# CM Lowering Springs



## aerojar (Oct 31, 2006)

Hello all. I am new to my 05 SE-R. Just got rid of my Silverado due to a move and having to drive farther to my job now. I love :woowoo: the car except the front gap over the tires. I see most people go with Eibach or Tein springs which are around $250. I see I can get a set of CM lowering springs off Ebay for $120. Anyone had any good/bad experiences with these or have any feedback about them? I searched the forums but had no luck! TIA.


----------



## 2006serzoom (Oct 14, 2006)

Funny you say that. I am actually selling EIBACH springs on EBay right now. I went with NISMO...since everything else on my car is NISMO. I never used the EIBACH springs....still in the box.


----------



## rtype11 (Jan 31, 2006)

aerojar said:


> Hello all. I am new to my 05 SE-R. Just got rid of my Silverado due to a move and having to drive farther to my job now. I love :woowoo: the car except the front gap over the tires. I see most people go with Eibach or Tein springs which are around $250. I see I can get a set of CM lowering springs off Ebay for $120. Anyone had any good/bad experiences with these or have any feedback about them? I searched the forums but had no luck! TIA.

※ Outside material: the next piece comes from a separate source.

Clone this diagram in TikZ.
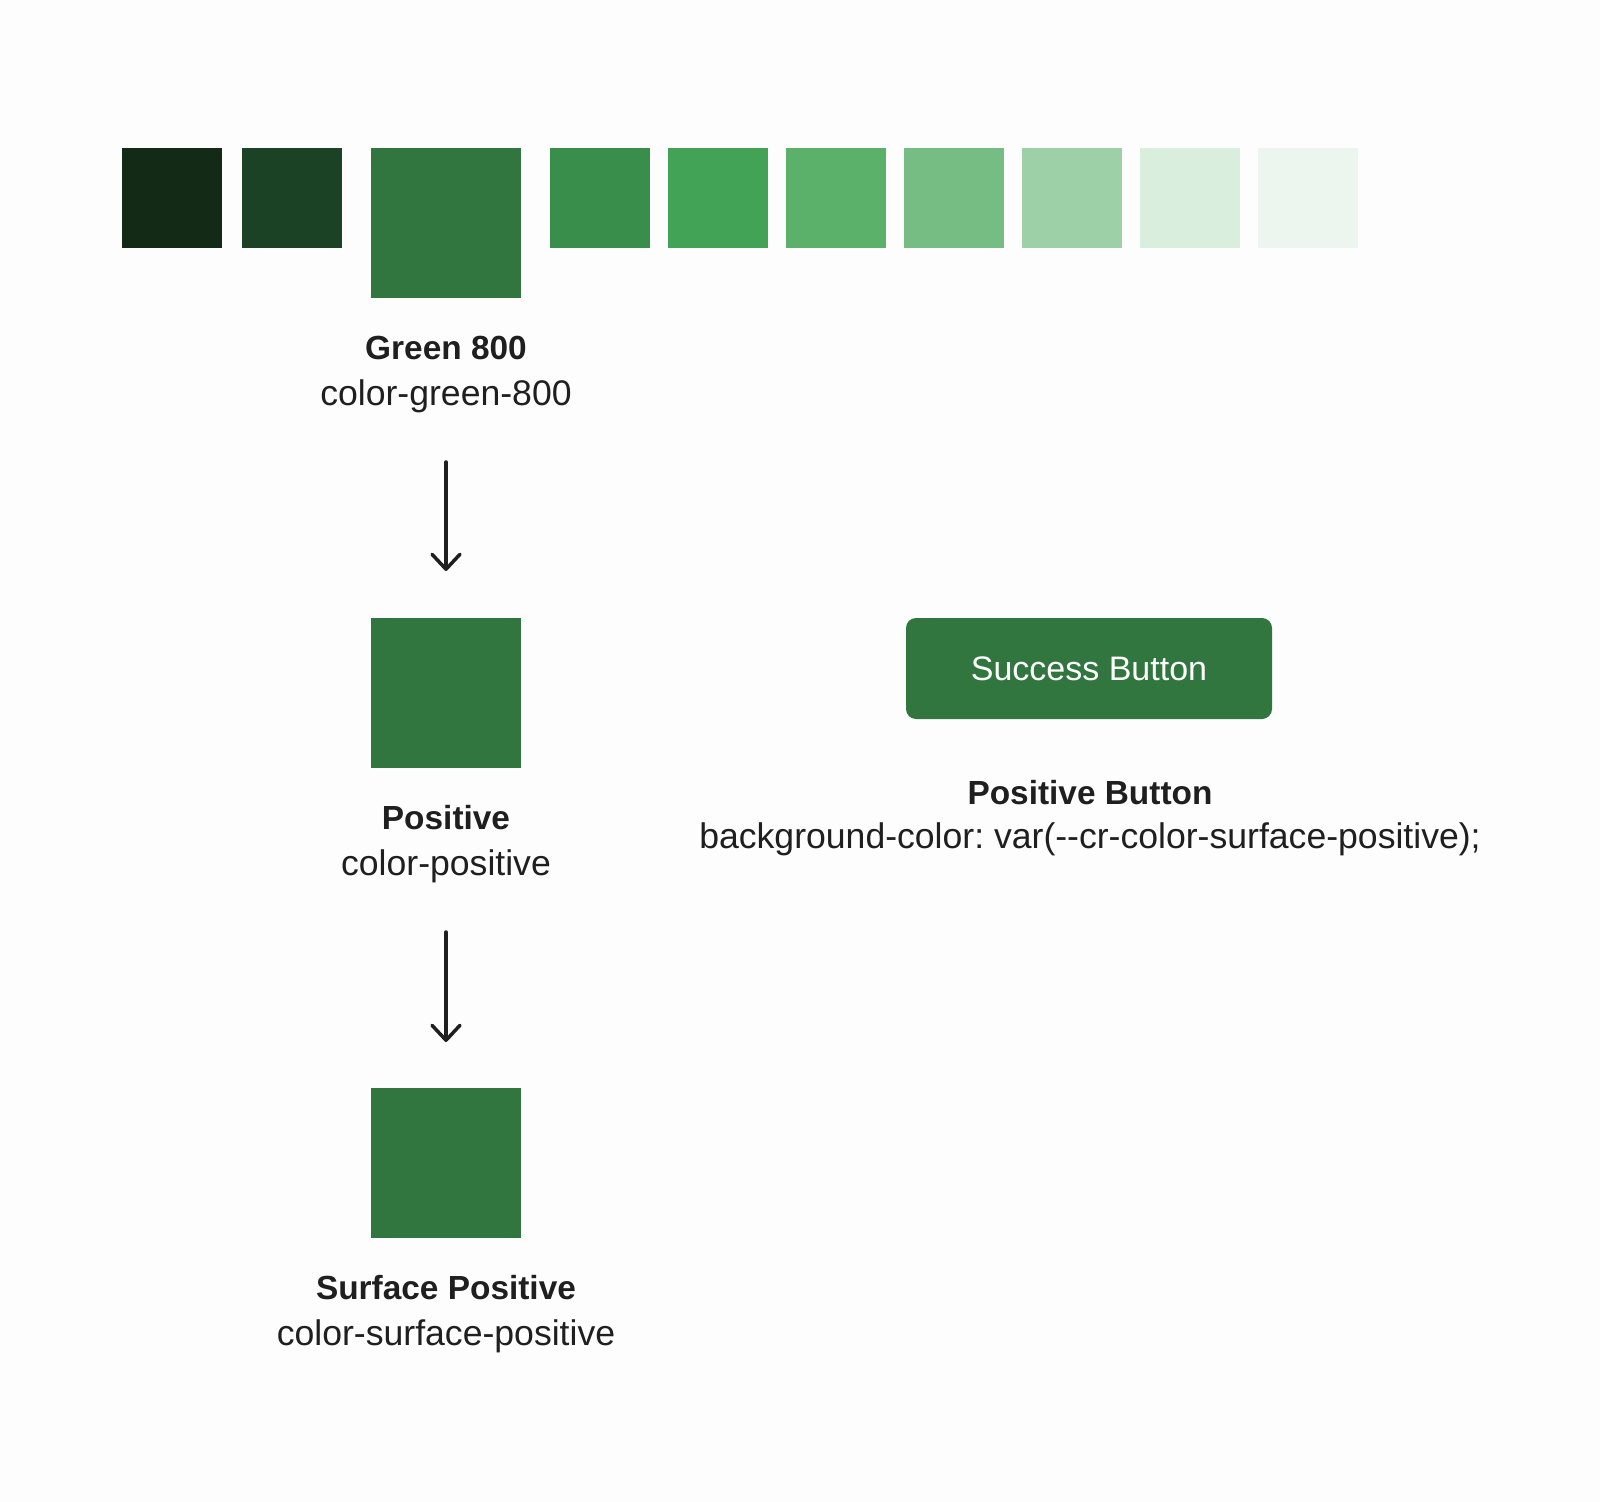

I bought them off of CM, they were at my door within a few days, quality finish and super cheap, they are the actual manufacturer so thats why they can keep prices so low. just make sure you discuss the drop you want mine may be to much. I suggest you buy the camber adjusting bolts also and go in for an alignment, the Bridgestone SO3's are too expensive to ruin with bad alignment. sorry no pics but the front gap is gone as well as tucking in the back a little.


----------



## xNismoSE-Rx (Oct 5, 2006)

I am also intersted in buying lowering spring for my SE-R especially in the front, to get rid of the gap. anyone got any pictures? and does it improve handling? , same or worse?

btw id get tein, ive heard there the best, n a lot of SE-R owners have em.


----------



## aerojar (Oct 31, 2006)

How is the handling and fit of these springs? How much did you drop the front?




rtype11 said:


> I bought them off of CM, they were at my door within a few days, quality finish and super cheap, they are the actual manufacturer so thats why they can keep prices so low. just make sure you discuss the drop you want mine may be to much. I suggest you buy the camber adjusting bolts also and go in for an alignment, the Bridgestone SO3's are too expensive to ruin with bad alignment. sorry no pics but the front gap is gone as well as tucking in the back a little.


----------



## xNismoSE-Rx (Oct 5, 2006)

what he said ^^^


----------



## jusalaoboy (Dec 5, 2007)

this is my car on s-tech with stock tires 225/45. i now have 245/45's so it looks a bit more filled








pic from my sidekick


----------



## 2005SE-R (Sep 12, 2006)

that's too low for my taste. put four adults in there, you're going to be hitting the under carriage.


----------